Item 7.01 Regulation FD Disclosure

The Company issued a press release on July 22, 2021 announcing the completion of the acquisition of GFG, a copy of which is furnished as Exhibit 99.1 hereto and incorporated by reference into this Item 7.01 in satisfaction of the public disclosure requirements of Regulation FD. The information in the attached press release is "furnished" and not "filed" for purposes of Section 18 of the Securities Exchange Act of 1934, as amended, or otherwise subject to the liabilities of that section.

Item 9.01. Financial Statements and Exhibits.

(a) Financial Statements of Businesses Acquired.

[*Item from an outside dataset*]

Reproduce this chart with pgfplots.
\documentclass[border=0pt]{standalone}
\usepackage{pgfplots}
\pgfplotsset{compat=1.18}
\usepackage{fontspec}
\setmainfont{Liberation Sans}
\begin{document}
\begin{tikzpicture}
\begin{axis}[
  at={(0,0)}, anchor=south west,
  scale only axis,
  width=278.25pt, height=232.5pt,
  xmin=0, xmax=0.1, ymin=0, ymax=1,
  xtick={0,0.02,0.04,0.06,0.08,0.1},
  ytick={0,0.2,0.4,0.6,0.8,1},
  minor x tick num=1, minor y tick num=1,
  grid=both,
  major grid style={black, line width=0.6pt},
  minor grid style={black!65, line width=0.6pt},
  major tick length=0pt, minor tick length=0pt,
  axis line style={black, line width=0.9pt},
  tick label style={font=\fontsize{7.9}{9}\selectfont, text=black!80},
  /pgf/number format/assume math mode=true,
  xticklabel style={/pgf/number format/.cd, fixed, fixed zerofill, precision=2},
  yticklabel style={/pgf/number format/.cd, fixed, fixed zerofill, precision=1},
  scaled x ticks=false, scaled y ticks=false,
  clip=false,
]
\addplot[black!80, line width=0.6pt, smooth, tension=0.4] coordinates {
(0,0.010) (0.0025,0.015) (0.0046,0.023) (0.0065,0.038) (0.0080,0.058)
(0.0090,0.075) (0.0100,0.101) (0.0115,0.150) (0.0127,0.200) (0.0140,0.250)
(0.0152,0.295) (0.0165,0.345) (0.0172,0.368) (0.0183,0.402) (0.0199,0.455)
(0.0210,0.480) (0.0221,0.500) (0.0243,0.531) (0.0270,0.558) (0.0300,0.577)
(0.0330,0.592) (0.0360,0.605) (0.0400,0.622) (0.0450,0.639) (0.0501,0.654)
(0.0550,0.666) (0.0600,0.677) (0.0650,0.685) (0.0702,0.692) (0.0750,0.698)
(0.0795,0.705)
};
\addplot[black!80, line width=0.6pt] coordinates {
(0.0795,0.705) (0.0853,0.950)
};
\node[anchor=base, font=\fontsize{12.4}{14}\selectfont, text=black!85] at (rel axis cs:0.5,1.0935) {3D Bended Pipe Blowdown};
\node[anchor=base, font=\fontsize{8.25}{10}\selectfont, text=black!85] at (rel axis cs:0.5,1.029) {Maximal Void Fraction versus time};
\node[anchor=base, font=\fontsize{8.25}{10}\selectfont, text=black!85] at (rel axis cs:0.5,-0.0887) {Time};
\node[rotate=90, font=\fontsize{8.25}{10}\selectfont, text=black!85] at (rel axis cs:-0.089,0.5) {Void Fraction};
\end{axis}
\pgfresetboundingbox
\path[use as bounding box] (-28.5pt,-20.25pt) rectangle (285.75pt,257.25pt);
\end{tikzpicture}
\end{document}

The Company will file the financial statements of GFG as part of an amendment to this Current Report on Form 8-K no later than 71 calendar days after the required filing date for this Current Report on Form 8-K.

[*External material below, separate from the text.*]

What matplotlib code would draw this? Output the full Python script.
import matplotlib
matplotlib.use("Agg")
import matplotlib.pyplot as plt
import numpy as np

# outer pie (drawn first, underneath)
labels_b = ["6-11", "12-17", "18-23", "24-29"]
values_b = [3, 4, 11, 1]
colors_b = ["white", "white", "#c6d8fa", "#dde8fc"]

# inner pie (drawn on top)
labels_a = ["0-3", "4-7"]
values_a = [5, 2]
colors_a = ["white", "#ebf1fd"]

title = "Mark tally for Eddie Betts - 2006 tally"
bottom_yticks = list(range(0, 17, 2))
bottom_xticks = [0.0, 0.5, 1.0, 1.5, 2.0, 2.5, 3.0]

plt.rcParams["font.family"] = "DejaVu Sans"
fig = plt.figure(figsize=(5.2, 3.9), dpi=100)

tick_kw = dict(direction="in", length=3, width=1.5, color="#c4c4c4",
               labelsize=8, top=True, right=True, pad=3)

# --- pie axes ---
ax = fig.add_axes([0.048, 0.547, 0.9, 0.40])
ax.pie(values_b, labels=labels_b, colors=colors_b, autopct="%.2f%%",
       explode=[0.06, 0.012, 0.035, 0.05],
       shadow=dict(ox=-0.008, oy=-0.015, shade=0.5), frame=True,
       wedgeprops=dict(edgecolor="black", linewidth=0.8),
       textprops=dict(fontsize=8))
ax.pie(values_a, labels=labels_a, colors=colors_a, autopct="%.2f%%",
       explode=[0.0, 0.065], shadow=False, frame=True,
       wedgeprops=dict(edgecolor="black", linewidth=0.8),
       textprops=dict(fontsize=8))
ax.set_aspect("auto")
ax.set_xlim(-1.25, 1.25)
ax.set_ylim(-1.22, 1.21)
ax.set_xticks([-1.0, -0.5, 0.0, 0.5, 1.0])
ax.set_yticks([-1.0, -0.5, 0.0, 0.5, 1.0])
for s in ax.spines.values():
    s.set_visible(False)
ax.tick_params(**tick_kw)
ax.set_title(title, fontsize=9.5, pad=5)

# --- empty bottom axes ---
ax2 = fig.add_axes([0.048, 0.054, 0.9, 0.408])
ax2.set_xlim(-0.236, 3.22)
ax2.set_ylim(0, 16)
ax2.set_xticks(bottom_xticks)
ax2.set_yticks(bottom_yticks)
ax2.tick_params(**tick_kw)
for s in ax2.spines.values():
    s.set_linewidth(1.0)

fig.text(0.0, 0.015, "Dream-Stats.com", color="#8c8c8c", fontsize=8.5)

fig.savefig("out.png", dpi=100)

(b) Pro Forma Financial Information.

The Company will file pro forma financial information as an amendment to this Current Report on Form 8-K no later than 71 days after the required filing date for this Current Report on Form 8-K.





(d) Exhibits.



Exhibit No.                               Description
2.1 *           Stock Purchase Agreement, dated June 26, 2021, by and among FAT
              Brands Inc., LS GFG Holdings Inc., and LS Global Franchise L.P.
              (incorporated by reference to Exhibit 2.1 to the Company's Current
              Report on Form 8-K filed on June 28, 2021).
4.1             Base Indenture, dated July 22, 2021, by and among FAT Brands GFG
              Royalty I, LLC, and UMB Bank, N.A., as trustee and securities
              intermediary.
4.2 *           Series 2021-1 Supplement to Base Indenture, dated July 22, 2021,
              by and among FAT Brands GFG Royalty I, LLC, and UMB Bank, N.A., as
              trustee and securities intermediary.
10.1            Guarantee and Collateral Agreement, dated July 22, 2021, by and
              among the Guarantors named therein in favor of UMB Bank, N.A., as
              trustee.
10.2            Management Agreement, dated July 22, 2021, by and among FAT Brands
              Inc., FAT Brands GFG Royalty I, LLC, each of the Franchise Entities
              named therein and UMB Bank, N.A., as trustee.
10.3            Put/Call Agreement, dated July 22, 2021, by and between FAT Brands
              Inc. and LS Global Franchise L.P.
99.1            Press release dated July 22, 2021.



* This filing excludes certain schedules and exhibits pursuant to Item 601(b)(2) of Regulation S-K, which the registrant agrees to furnish supplementally to the Securities and Exchange Commission upon request.